An epithet given to an antinomian movement during the time of the English Commonwealth (mid-seventeenth century). They were part of the effort of the time to restore primitive, apostolic Christianity. This involved a repudiation of the Church of England in its established form and much greater emphasis on individual thought and action. The individualism of the movement tended to produce a great variety of groups around prominent leaders so that England appeared to “swarm with sects.” The Ranters, so far as they can be differentiated from this general ferment, showed two marked characteristics: they were pantheistic and antinomian. Joseph Salmon and Jacob Bauthumley represent two characteristic examples of Ranter leaders.
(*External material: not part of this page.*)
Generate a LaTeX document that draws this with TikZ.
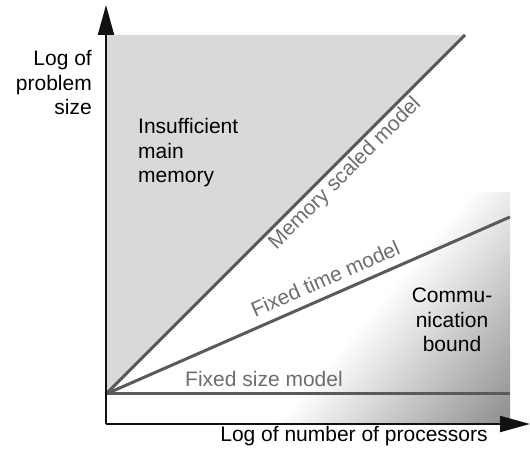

Bauthumley wrote The Light and Dark Sides of God (1650) which develops an extreme doctrine of the Inner Light. Salmon authored a strange tract recounting his experience with God and teaching an extreme pantheism. Contemporary writers agreed in the opinion that the Ranters led morally disordered lives and that they considered themselves above the usual distinction of right and wrong. George Fox* wrote against them and converted many to Quakerism. Richard Baxter* also denounced the Ranters. Many of them were severely punished for their immoral and blasphemous acts; thus the movement was suppressed.

See R.M. Jones, Studies in Mystical Religion (1909), pp. 467-81, and N. Cohn, The Pursuit of the Millennium (1970), pp. 287-330.